I'm not sure about online resources, but there are a couple of quite good books to learn ABAP programming, you'd be looking for ABAP basics and/or ABAP objects (the latter one sounds better and more "advanced" but is typically just a more modern version of the language). One suggestion I've used in the past that is going quite a long way is this book. As these are "Enterprise books", be prepared to spend a bit more money than for a paperback book.
Topics that should be covered:
- Data dictionary (SAPs term for definining tables, structures etc.)
- Report programming
- GUI programming (not really required)
- functions (not sure about the English translation for "Funktionsbaustein", it is a function with parameters etc,. but defined in the data dictionary)
- transactions
This would be some basics you should know before advancing to understanding BAPIs ..

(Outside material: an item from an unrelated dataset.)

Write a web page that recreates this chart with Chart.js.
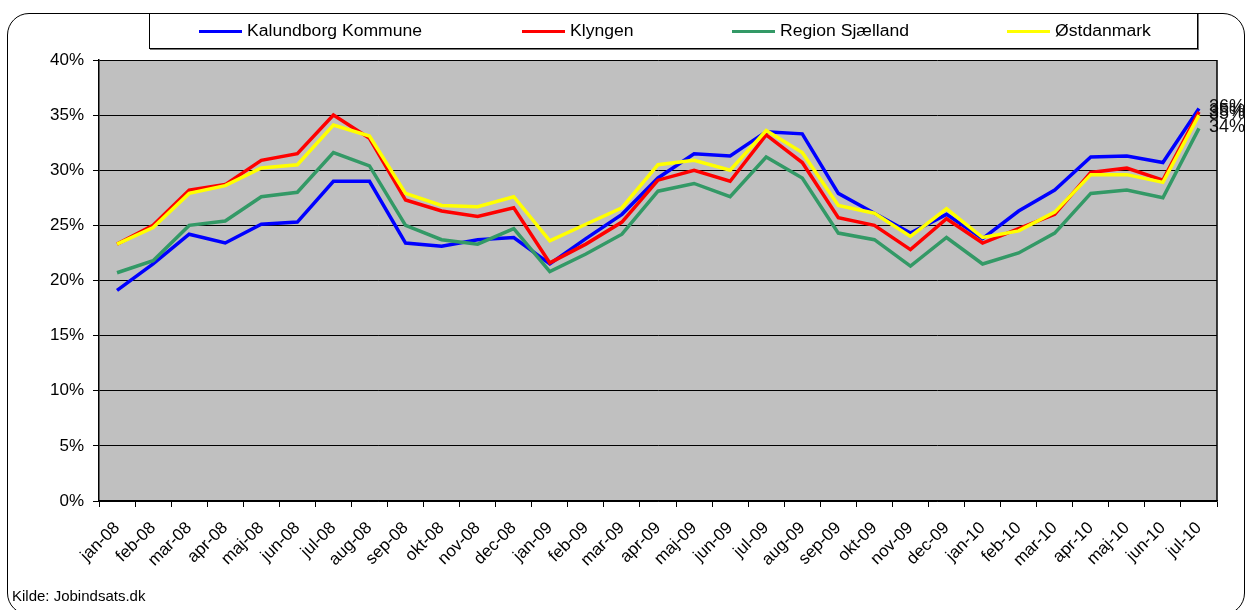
<!DOCTYPE html>
<html lang="da">
<head>
<meta charset="utf-8">
<title>Ledighed</title>
<script src="https://cdn.jsdelivr.net/npm/chart.js@4/dist/chart.umd.min.js"></script>
<style>
  body { margin: 0; background: #fff; font-family: "Liberation Sans", Arial, sans-serif; }
  #wrap { position: relative; width: 1248px; height: 610px; overflow: hidden; }
  #frame { position: absolute; left: 7px; top: 13px; width: 1236px; height: 600px;
           border: 1.5px solid #000; border-radius: 22px; }
  #chart { position: absolute; left: 0; top: 0; }
  #legend { position: absolute; left: 149px; top: 13px; width: 1047px; height: 34px;
            background: #fff; border: 1px solid #000; box-shadow: 1px 1px 0 #777; }
  .item { position: absolute; top: 0; height: 34px; }
  .item i { position: absolute; top: 16px; width: 43px; height: 3px; }
  .item span { position: absolute; top: 8px; left: 48px; white-space: nowrap; font-size: 16px;
               transform: scaleX(1.1); transform-origin: left center; color: #000; }
  #kilde { position: absolute; left: 12px; top: 587px; font-size: 15px; color: #000; }
</style>
</head>
<body>
<div id="wrap">
  <div id="frame"></div>
  <canvas id="chart" width="1248" height="610"></canvas>
  <div id="legend"></div>
  <div id="kilde">Kilde: Jobindsats.dk</div>
</div>
<script>
// ================= DATA =================
const maaneder = ['jan-08','feb-08','mar-08','apr-08','maj-08','jun-08','jul-08','aug-08','sep-08','okt-08','nov-08','dec-08',
  'jan-09','feb-09','mar-09','apr-09','maj-09','jun-09','jul-09','aug-09','sep-09','okt-09','nov-09','dec-09',
  'jan-10','feb-10','mar-10','apr-10','maj-10','jun-10','jul-10'];

const kalundborg = [19.1,21.5,24.2,23.4,25.1,25.3,29.0,29.0,23.4,23.1,23.7,23.9,21.5,23.8,26.0,29.3,31.5,31.3,33.5,33.3,27.9,26.1,24.3,26.0,23.8,26.3,28.2,31.2,31.3,30.7,35.6];
const klyngen    = [23.3,25.0,28.2,28.7,30.9,31.5,35.0,32.9,27.3,26.3,25.8,26.6,21.6,23.3,25.3,29.1,30.0,29.0,33.2,30.7,25.7,25.0,22.8,25.6,23.4,24.7,26.0,29.8,30.2,29.1,35.3];
const regionSj   = [20.7,21.8,25.0,25.4,27.6,28.0,31.6,30.4,25.0,23.7,23.3,24.7,20.8,22.4,24.2,28.1,28.8,27.6,31.2,29.3,24.3,23.7,21.3,23.9,21.5,22.5,24.3,27.9,28.2,27.5,33.8];
const oestdanmark= [23.3,24.8,27.9,28.6,30.2,30.5,34.1,33.1,27.9,26.8,26.7,27.6,23.6,25.1,26.6,30.5,30.9,30.0,33.6,31.6,26.8,26.1,24.0,26.5,23.9,24.5,26.2,29.6,29.6,28.9,35.0];

const serieNavne = ['Kalundborg Kommune', 'Klyngen', 'Region Sjælland', 'Østdanmark'];
const serieFarver = ['#0000ff', '#ff0000', '#339966', '#ffff00'];
const yTicks = [0, 5, 10, 15, 20, 25, 30, 35, 40];

// ================= LEGENDE (HTML) =================
const legendPos = [49, 372, 582, 857];
const legend = document.getElementById('legend');
serieNavne.forEach((navn, i) => {
  const d = document.createElement('div');
  d.className = 'item';
  d.style.left = legendPos[i] + 'px';
  d.innerHTML = `<i style="background:${serieFarver[i]}"></i><span>${navn}</span>`;
  legend.appendChild(d);
});

// ================= PLUGINS =================
const plotBaggrund = {
  id: 'plotBaggrund',
  beforeDraw(chart) {
    const { ctx, chartArea: a } = chart;
    ctx.save();
    ctx.fillStyle = '#c0c0c0';
    ctx.fillRect(a.left, a.top, a.right - a.left, a.bottom - a.top);
    ctx.restore();
  },
  afterDraw(chart) {
    const { ctx, chartArea: a } = chart;
    ctx.save();
    ctx.strokeStyle = '#000';
    ctx.lineWidth = 1.5;
    ctx.beginPath();
    ctx.moveTo(a.right, a.top);
    ctx.lineTo(a.right, a.bottom);
    ctx.stroke();
    ctx.restore();
  }
};

// procent-etiket ved sidste punkt
const slutEtiketter = {
  id: 'slutEtiketter',
  afterDatasetsDraw(chart) {
    const { ctx } = chart;
    ctx.save();
    ctx.font = '18px "Liberation Sans", Arial, sans-serif';
    ctx.fillStyle = '#111';
    ctx.textAlign = 'left';
    ctx.textBaseline = 'middle';
    chart.data.datasets.forEach((ds, i) => {
      const meta = chart.getDatasetMeta(i);
      const last = meta.data[meta.data.length - 1];
      const v = ds.data[ds.data.length - 1];
      ctx.fillText(Math.round(v) + '%', last.x + 10, last.y - 1);
    });
    ctx.restore();
  }
};

// ================= GRAF =================
const serier = [kalundborg, klyngen, regionSj, oestdanmark];
const ctx = document.getElementById('chart').getContext('2d');
new Chart(ctx, {
  type: 'line',
  data: {
    labels: maaneder,
    datasets: serier.map((data, i) => ({
      label: serieNavne[i],
      data: data,
      borderColor: serieFarver[i],
      backgroundColor: serieFarver[i],
      borderWidth: 3.5,
      pointRadius: 0,
      tension: 0,
      order: 3 - i
    }))
  },
  options: {
    responsive: false,
    animation: false,
    devicePixelRatio: 1,
    layout: { padding: { top: 60, right: 31, left: 0, bottom: 0 } },
    plugins: { legend: { display: false }, title: { display: false }, tooltip: { enabled: false } },
    scales: {
      x: {
        offset: true,
        grid: { offset: true, drawOnChartArea: false, color: '#000', tickLength: 6 },
        border: { color: '#000', width: 1.5 },
        ticks: {
          autoSkip: false, maxRotation: 45, minRotation: 45, padding: 11, color: '#000',
          font: { family: '"Liberation Sans", Arial, sans-serif', size: 17 }
        },
        afterFit(scale) { scale.height = 109; }
      },
      y: {
        min: 0, max: 40,
        afterBuildTicks(scale) { scale.ticks = yTicks.map(v => ({ value: v })); },
        grid: { color: '#000', lineWidth: 1, tickLength: 6 },
        border: { color: '#000', width: 1.5 },
        ticks: {
          padding: 9, color: '#000',
          font: { family: '"Liberation Sans", Arial, sans-serif', size: 17 },
          callback: v => v + '%'
        },
        afterFit(scale) { scale.width = 99; }
      }
    }
  },
  plugins: [plotBaggrund, slutEtiketter]
});
</script>
</body>
</html>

BAPIs are just SAP provided functions (coded in ABAP and extensible) that are more "stable" between releases (i.e. they do not change all that much) and that can be called from within a SAP system or from "the outside" (either another SAP system or a non-SAP program).
SAP provides a lot of BAPIs (you can add your own if you want) that allow programs to do a lot / more of the stuff that users can do through the SAPGUI. Even though SAP's preferences are changing "daily", it is the preferred way of programming the SAP system on a higher level than just ABAP, comparable to plain Java vs. programming with an elaborate class library.
A lot of ABAP programming is like working in a 4GL (that's why it used to be called ABAP/4), lots of handling data you are reading/writing to a database, but also outputting that data to a user and handling user input. I'd describe it as a weird mixture between COBOL and VB ,,, and certainly a good skill to have.